▶ [Given data]:

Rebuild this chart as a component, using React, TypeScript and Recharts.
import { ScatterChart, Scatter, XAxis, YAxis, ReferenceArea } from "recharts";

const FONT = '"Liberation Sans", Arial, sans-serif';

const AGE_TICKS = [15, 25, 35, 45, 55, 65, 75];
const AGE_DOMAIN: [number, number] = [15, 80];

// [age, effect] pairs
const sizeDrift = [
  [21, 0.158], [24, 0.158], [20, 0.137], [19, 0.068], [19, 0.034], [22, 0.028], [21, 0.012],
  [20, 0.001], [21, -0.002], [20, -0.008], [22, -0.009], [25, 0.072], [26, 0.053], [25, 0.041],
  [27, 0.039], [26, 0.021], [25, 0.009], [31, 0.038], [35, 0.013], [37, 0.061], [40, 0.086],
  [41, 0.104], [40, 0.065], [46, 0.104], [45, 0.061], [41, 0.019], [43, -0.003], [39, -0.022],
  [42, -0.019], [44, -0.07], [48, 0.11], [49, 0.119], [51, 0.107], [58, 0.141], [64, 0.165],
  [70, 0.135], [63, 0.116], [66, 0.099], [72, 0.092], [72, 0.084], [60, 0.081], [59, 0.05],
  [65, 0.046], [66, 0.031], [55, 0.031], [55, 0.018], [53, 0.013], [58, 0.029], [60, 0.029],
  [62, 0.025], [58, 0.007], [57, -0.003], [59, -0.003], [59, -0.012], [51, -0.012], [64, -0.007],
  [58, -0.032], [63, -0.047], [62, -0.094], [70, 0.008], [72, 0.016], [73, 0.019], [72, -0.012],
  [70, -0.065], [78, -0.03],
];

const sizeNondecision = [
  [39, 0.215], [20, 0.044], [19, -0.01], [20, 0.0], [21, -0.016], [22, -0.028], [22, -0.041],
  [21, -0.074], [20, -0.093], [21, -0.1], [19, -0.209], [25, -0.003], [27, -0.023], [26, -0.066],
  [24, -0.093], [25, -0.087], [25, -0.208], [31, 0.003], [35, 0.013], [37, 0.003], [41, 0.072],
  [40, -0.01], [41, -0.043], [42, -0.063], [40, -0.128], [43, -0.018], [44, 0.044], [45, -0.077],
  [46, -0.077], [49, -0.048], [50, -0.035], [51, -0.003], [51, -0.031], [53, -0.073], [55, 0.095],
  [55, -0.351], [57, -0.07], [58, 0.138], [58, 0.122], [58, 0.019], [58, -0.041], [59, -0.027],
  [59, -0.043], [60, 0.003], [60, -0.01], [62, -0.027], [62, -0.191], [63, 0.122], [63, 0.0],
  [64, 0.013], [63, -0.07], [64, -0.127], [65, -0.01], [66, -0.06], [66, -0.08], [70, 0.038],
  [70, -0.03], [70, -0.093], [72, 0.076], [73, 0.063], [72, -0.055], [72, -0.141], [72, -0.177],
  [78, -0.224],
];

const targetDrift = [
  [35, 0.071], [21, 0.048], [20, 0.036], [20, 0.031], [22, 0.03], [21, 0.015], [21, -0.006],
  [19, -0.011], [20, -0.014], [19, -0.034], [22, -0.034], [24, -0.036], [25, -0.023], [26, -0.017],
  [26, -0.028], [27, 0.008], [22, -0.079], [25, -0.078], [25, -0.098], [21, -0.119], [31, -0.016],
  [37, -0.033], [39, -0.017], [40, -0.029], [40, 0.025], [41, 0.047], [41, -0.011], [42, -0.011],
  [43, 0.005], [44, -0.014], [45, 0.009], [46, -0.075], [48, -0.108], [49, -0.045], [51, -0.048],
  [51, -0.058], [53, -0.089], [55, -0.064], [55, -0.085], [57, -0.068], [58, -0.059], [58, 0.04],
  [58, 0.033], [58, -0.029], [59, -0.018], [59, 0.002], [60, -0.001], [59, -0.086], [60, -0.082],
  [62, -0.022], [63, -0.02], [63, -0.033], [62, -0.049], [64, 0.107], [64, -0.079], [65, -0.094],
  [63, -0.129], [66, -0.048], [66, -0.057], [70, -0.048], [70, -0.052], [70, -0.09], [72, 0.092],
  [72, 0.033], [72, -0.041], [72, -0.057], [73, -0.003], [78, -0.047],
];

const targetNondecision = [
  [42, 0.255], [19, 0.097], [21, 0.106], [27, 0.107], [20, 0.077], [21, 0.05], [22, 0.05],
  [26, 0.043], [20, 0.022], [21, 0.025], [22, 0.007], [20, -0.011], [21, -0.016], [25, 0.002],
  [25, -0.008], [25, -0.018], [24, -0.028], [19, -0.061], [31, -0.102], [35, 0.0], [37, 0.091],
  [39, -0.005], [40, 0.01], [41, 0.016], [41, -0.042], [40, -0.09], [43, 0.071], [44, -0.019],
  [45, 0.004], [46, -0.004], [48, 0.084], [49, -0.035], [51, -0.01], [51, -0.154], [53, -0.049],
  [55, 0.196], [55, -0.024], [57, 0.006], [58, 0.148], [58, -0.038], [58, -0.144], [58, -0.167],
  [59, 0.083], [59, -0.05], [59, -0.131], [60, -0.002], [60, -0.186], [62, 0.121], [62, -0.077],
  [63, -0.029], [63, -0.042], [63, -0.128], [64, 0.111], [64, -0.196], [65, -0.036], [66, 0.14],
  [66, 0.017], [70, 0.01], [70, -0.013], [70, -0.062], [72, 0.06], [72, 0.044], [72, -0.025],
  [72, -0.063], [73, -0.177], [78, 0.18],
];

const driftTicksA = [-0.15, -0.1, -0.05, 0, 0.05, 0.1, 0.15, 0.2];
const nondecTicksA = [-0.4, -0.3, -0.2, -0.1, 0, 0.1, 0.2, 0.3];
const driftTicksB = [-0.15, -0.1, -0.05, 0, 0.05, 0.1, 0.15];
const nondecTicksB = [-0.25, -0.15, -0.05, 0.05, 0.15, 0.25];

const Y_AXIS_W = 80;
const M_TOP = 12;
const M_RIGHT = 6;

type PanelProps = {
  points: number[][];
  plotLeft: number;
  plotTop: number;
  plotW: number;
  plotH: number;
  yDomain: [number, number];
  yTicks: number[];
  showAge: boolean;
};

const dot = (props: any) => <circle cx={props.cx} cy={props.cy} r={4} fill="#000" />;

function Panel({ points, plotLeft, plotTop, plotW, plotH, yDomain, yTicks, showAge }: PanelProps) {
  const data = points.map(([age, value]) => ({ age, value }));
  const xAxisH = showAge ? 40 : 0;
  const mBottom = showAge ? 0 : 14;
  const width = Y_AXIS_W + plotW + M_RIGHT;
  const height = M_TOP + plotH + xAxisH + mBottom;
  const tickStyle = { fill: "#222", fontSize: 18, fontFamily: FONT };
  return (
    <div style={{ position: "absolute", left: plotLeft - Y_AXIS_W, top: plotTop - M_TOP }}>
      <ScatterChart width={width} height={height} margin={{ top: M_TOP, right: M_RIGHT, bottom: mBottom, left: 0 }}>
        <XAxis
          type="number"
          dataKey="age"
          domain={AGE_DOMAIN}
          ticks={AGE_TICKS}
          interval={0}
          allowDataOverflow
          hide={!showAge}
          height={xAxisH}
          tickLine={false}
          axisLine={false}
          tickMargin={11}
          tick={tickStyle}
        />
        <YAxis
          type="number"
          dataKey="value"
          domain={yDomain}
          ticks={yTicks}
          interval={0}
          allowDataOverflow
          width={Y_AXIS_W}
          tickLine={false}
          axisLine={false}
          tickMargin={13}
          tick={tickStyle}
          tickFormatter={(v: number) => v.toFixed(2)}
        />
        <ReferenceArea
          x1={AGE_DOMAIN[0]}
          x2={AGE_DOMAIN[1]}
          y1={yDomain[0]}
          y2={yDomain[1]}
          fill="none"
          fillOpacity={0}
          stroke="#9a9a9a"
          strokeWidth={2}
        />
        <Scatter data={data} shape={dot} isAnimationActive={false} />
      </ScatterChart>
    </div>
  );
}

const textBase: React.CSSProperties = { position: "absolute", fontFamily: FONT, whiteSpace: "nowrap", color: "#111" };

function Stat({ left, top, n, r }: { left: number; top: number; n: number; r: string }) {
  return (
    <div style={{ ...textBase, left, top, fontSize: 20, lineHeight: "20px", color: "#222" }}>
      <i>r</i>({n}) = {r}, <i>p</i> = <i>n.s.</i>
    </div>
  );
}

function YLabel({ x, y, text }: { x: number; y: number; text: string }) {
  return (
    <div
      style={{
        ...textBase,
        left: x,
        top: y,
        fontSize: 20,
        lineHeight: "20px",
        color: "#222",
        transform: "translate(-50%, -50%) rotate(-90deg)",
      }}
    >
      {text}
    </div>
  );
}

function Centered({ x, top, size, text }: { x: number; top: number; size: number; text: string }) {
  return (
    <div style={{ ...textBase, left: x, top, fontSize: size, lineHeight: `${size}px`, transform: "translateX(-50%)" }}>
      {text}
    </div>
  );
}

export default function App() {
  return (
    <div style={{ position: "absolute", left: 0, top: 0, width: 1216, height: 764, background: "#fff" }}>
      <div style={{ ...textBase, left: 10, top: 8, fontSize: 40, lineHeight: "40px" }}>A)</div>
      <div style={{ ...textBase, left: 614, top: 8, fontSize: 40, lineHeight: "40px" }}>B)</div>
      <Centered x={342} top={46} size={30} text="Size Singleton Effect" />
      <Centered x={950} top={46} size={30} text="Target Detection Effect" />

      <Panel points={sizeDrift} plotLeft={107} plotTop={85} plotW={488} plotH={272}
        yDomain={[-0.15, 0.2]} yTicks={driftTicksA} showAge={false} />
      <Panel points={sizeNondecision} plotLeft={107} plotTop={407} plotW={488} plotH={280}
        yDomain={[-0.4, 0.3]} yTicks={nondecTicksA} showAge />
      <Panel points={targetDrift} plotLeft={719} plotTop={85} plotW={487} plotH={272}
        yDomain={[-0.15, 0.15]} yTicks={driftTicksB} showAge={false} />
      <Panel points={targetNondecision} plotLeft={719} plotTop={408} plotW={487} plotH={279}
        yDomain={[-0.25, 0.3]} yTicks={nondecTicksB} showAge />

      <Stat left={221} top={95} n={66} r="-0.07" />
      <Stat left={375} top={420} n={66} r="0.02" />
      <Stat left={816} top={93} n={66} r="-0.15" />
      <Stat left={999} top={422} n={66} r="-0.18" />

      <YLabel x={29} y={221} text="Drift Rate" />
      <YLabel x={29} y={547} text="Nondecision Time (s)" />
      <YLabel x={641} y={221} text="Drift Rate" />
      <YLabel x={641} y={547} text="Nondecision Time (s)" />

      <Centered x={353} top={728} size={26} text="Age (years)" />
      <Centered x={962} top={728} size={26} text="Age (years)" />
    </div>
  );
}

▶ [Exercise instructions]: From the first line above through the line that contains "const AGE_DOMAIN: [number, number]", quote each line exactly. Output nothing more.

▶ [Exercise result]:
Rebuild this chart as a component, using React, TypeScript and Recharts.
import { ScatterChart, Scatter, XAxis, YAxis, ReferenceArea } from "recharts";

const FONT = '"Liberation Sans", Arial, sans-serif';

const AGE_TICKS = [15, 25, 35, 45, 55, 65, 75];
const AGE_DOMAIN: [number, number] = [15, 80];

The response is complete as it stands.